Using a French press for milk frothing is another fun discovery. It feels slightly ridiculous the first time because you are basically pumping milk with a coffee plunger. Then foam appears, and suddenly the method seems genius. It is perfect for homemade lattes when you do not own an espresso machine. The foam may be rustic, but rustic is just a fancy way to say charming with bubbles.
Finally, a French press teaches patience and cleanup discipline. A dirty filter can ruin great beans. Old coffee oils create stale flavors, and tiny grounds hide in the mesh like they are avoiding rent. Taking the plunger apart and washing it regularly improves every future cup. Once the routine becomes automatic, the French press feels less like a gadget and more like a ritual: grind, pour, wait, press, enjoy. Simple, calm, and deliciously low-tech.

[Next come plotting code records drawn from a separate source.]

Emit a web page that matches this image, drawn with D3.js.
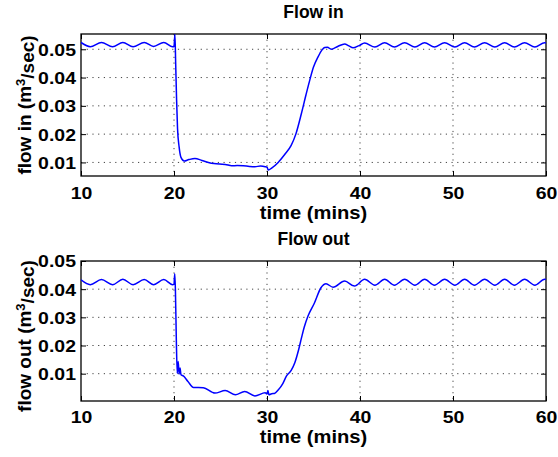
<!DOCTYPE html>
<html>
<head>
<meta charset="utf-8">
<script src="https://cdn.jsdelivr.net/npm/d3@7"></script>
<style>
  body { margin: 0; background: #fff; }
  svg { display: block; }
  text { font-family: "Liberation Sans", Arial, Helvetica, sans-serif; font-weight: bold; fill: #000; }
</style>
</head>
<body>
<div id="chart"></div>
<script>
// time (mins) and flow values
const inTime = [10, 11.0, 12.2, 13.4, 14.5, 15.6, 16.8, 17.8, 18.9, 19.85, 20.0, 20.1, 20.18, 20.28,
  20.38, 20.55, 20.75, 21.1, 21.6, 22.25, 23.0, 23.7, 24.3, 24.9, 25.5, 26.2, 26.8, 27.45, 28.1,
  28.7, 29.3, 29.8, 30.0, 30.15, 30.5, 31.2, 31.9, 32.6, 33.1, 33.7, 34.2, 34.6, 35.0, 35.5, 35.9,
  36.2, 36.5, 36.9, 37.6, 38.35, 38.8, 39.25, 39.9, 40.5, 41.6, 42.65, 43.7, 44.8, 45.9, 46.95,
  48.0, 49.1, 50.2, 51.25, 52.3, 53.4, 54.5, 55.55, 56.6, 57.7, 58.8, 59.85, 60];
const inFlow = [0.0524, 0.0509, 0.0524, 0.0509, 0.0524, 0.0509, 0.0524, 0.0510, 0.0524, 0.0509, 0.0510,
  0.0553, 0.0450, 0.0320, 0.0220, 0.0155, 0.0118, 0.0105, 0.0110, 0.0114, 0.0107, 0.0100, 0.0096,
  0.0094, 0.0093, 0.0088, 0.0089, 0.0088, 0.0086, 0.0085, 0.0087, 0.0085, 0.0083, 0.0073, 0.0080,
  0.0100, 0.0128, 0.0160, 0.0200, 0.0273, 0.0340, 0.0391, 0.0437, 0.0474, 0.0497, 0.0506, 0.0507,
  0.0500, 0.0510, 0.0519, 0.0512, 0.0505, 0.0513, 0.0522, 0.0508, 0.0523, 0.0508, 0.0523, 0.0508,
  0.0523, 0.0508, 0.0523, 0.0508, 0.0523, 0.0508, 0.0523, 0.0508, 0.0523, 0.0508, 0.0523, 0.0508,
  0.0523, 0.0522];

const outTime = [10, 11.0, 12.2, 13.4, 14.5, 15.6, 16.8, 17.8, 18.9, 19.85, 20.0, 20.08, 20.15, 20.25,
  20.35, 20.45, 20.55, 20.65, 20.75, 21.0, 21.5, 22.1, 23.15, 24.4, 25.5, 26.6, 27.6, 28.7, 29.8,
  30.0, 30.1, 30.2, 30.5, 30.8, 31.2, 31.7, 32.1, 32.6, 33.0, 33.4, 33.7, 34.0, 34.4, 35.1, 35.8,
  36.35, 37.1, 38.35, 39.4, 40.5, 41.6, 42.65, 43.7, 44.8, 45.9, 46.95, 48.0, 49.1, 50.2, 51.25,
  52.3, 53.4, 54.5, 55.55, 56.6, 57.7, 58.8, 59.85, 60];
const outFlow = [0.0433, 0.0416, 0.0434, 0.0416, 0.0435, 0.0416, 0.0434, 0.0416, 0.0434, 0.0416, 0.0417,
  0.0455, 0.0400, 0.0220, 0.0101, 0.0143, 0.0099, 0.0120, 0.0096, 0.0092, 0.0072, 0.0051, 0.0050,
  0.0031, 0.0040, 0.0025, 0.0037, 0.0021, 0.0032, 0.0028, 0.0040, 0.0025, 0.0029, 0.0030, 0.0042,
  0.0065, 0.0092, 0.0112, 0.0140, 0.0185, 0.0226, 0.0265, 0.0304, 0.0351, 0.0405, 0.0419, 0.0407,
  0.0429, 0.0411, 0.0435, 0.0414, 0.0435, 0.0414, 0.0435, 0.0414, 0.0435, 0.0414, 0.0435, 0.0414,
  0.0435, 0.0414, 0.0435, 0.0414, 0.0435, 0.0414, 0.0435, 0.0414, 0.0435, 0.0434];

const xTicks = [10, 20, 30, 40, 50, 60];
const yTicks = [0.01, 0.02, 0.03, 0.04, 0.05];

const width = 558, height = 457;
const svg = d3.select("#chart").append("svg")
  .attr("width", width)
  .attr("height", height);

// one panel: box, grid, ticks on four sides, line, labels
function drawPanel(cfg) {
  const x = d3.scaleLinear().domain([10, 60]).range([cfg.left, cfg.right]);
  const y = d3.scaleLinear().domain(cfg.yDomain).range([cfg.bottom, cfg.top]);
  const g = svg.append("g");

  // dotted grid
  g.append("g").selectAll("line")
    .data(xTicks.slice(1, -1))
    .join("line")
    .attr("x1", d => x(d)).attr("x2", d => x(d))
    .attr("y1", cfg.top).attr("y2", cfg.bottom)
    .attr("stroke", "#444").attr("stroke-width", 1)
    .attr("stroke-dasharray", "1.2,4.5");
  g.append("g").selectAll("line")
    .data(yTicks.filter(d => y(d) > cfg.top + 1))
    .join("line")
    .attr("x1", cfg.left).attr("x2", cfg.right)
    .attr("y1", d => y(d)).attr("y2", d => y(d))
    .attr("stroke", "#444").attr("stroke-width", 1)
    .attr("stroke-dasharray", "1.2,4.5");

  // axes (inward ticks) on all four sides
  const sx = 1.18; // glyphs in the picture are a bit wider than tall
  const xb = g.append("g").attr("transform", `translate(0,${cfg.bottom})`)
    .call(d3.axisBottom(x).tickValues(xTicks).tickSize(-5).tickPadding(0).tickFormat(d3.format("d")));
  xb.selectAll("text")
    .attr("y", 0).attr("dy", null)
    .attr("transform", `translate(0,${cfg.xTickBase - cfg.bottom}) scale(${sx},1)`)
    .style("font-size", "16.5px");
  g.append("g").attr("transform", `translate(0,${cfg.top})`)
    .call(d3.axisTop(x).tickValues(xTicks).tickSize(-5).tickFormat(""));
  const yl = g.append("g").attr("transform", `translate(${cfg.left},0)`)
    .call(d3.axisLeft(y).tickValues(yTicks).tickSize(-5).tickPadding(0).tickFormat(d3.format(".2f")));
  yl.selectAll("text")
    .attr("x", 0).attr("dy", "0.36em")
    .attr("transform", `translate(-5,0) scale(${sx},1)`)
    .style("font-size", "16.5px");
  g.append("g").attr("transform", `translate(${cfg.right},0)`)
    .call(d3.axisRight(y).tickValues(yTicks).tickSize(-5).tickFormat(""));
  g.selectAll(".domain").remove();
  g.selectAll(".tick line").attr("stroke", "#000").attr("stroke-width", 1);

  // box
  g.append("rect")
    .attr("x", cfg.left).attr("y", cfg.top)
    .attr("width", cfg.right - cfg.left).attr("height", cfg.bottom - cfg.top)
    .attr("fill", "none").attr("stroke", "#000").attr("stroke-width", 1.3);

  // data line
  const clipId = "clip" + cfg.id;
  svg.append("clipPath").attr("id", clipId).append("rect")
    .attr("x", cfg.left).attr("y", cfg.top)
    .attr("width", cfg.right - cfg.left).attr("height", cfg.bottom - cfg.top);
  const line = d3.line()
    .x((d, i) => x(cfg.t[i]))
    .y(d => y(d))
    .curve(d3.curveMonotoneX);
  g.append("path")
    .attr("clip-path", `url(#${clipId})`)
    .attr("d", line(cfg.v))
    .attr("fill", "none").attr("stroke", "#0000ff").attr("stroke-width", 1.5);

  // title and axis labels
  const mid = (cfg.left + cfg.right) / 2;
  g.append("text")
    .attr("x", mid).attr("y", cfg.titleBase)
    .attr("text-anchor", "middle").style("font-size", "17.5px")
    .text(cfg.title);
  g.append("text")
    .attr("transform", `translate(${mid},${cfg.xLabelBase}) scale(1.12,1)`)
    .attr("text-anchor", "middle").style("font-size", "18px")
    .text("time (mins)");
  const ylab = g.append("text")
    .attr("transform", `translate(31,${(cfg.top + cfg.bottom) / 2 + cfg.yLabelShift}) rotate(-90)`)
    .attr("text-anchor", "middle").style("font-size", "19px");
  ylab.append("tspan").text(cfg.yLabel + " (m");
  ylab.append("tspan").attr("dy", "-0.5em").style("font-size", "13px").text("3");
  ylab.append("tspan").attr("dy", "0.5em").text("/sec)");
}

drawPanel({
  id: 1, left: 81, right: 546, top: 34, bottom: 176,
  yDomain: [0.0052, 0.0554],
  t: inTime, v: inFlow,
  title: "Flow in", titleBase: 18,
  xTickBase: 199, xLabelBase: 219,
  yLabel: "flow in", yLabelShift: 0
});

drawPanel({
  id: 2, left: 81, right: 546, top: 261, bottom: 401,
  yDomain: [0.0003, 0.05],
  t: outTime, v: outFlow,
  title: "Flow out", titleBase: 245,
  xTickBase: 423, xLabelBase: 443,
  yLabel: "flow out", yLabelShift: 5
});
</script>
</body>
</html>
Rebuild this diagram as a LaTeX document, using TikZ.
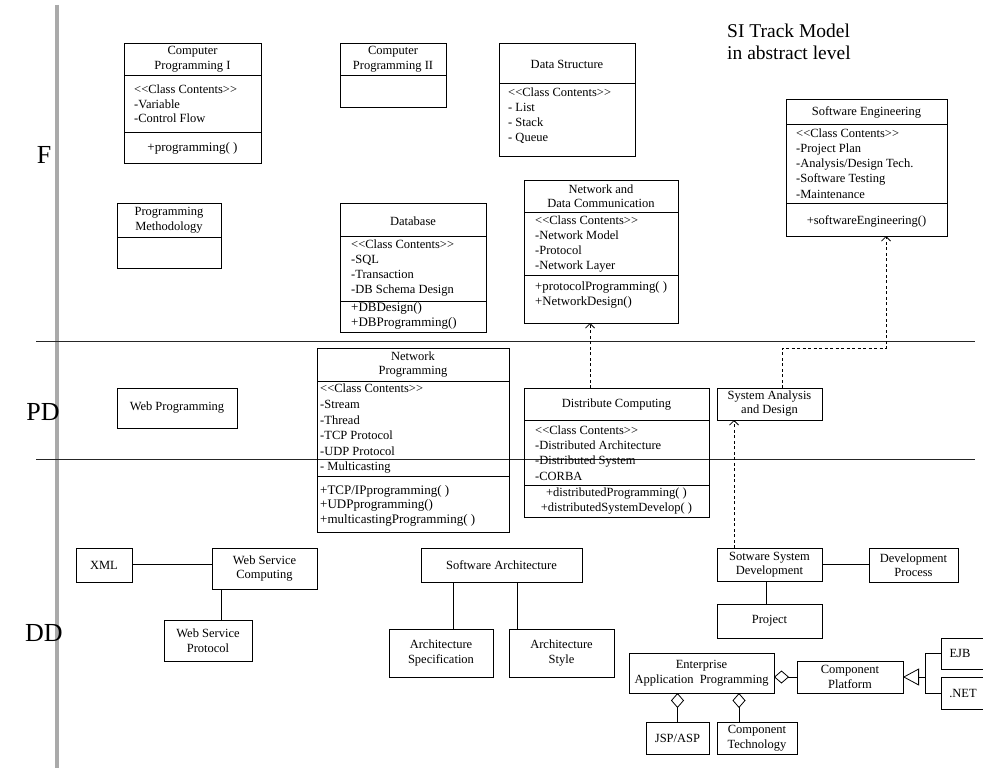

Conclusion: The French Press Is Simple, Flexible, and Worth Mastering
A French press or cafetiere is one of the easiest ways to make rich coffee at home, but easy does not mean careless. The best results come from fresh beans, a coarse grind, hot filtered water, a sensible ratio, and a timer. Start with the classic 4-minute hot brew, experiment with overnight cold brew, then try bonus uses like milk frothing, loose-leaf tea, and strong coffee concentrate.
The beauty of the French press is that it gives you control without making coffee feel like homework. You can adjust strength, texture, temperature, and steep time until the cup tastes exactly the way you like it. And if one batch goes wrong? Congratulations, you have not failed. You have collected data, which sounds much more professional than “I made bitter coffee.”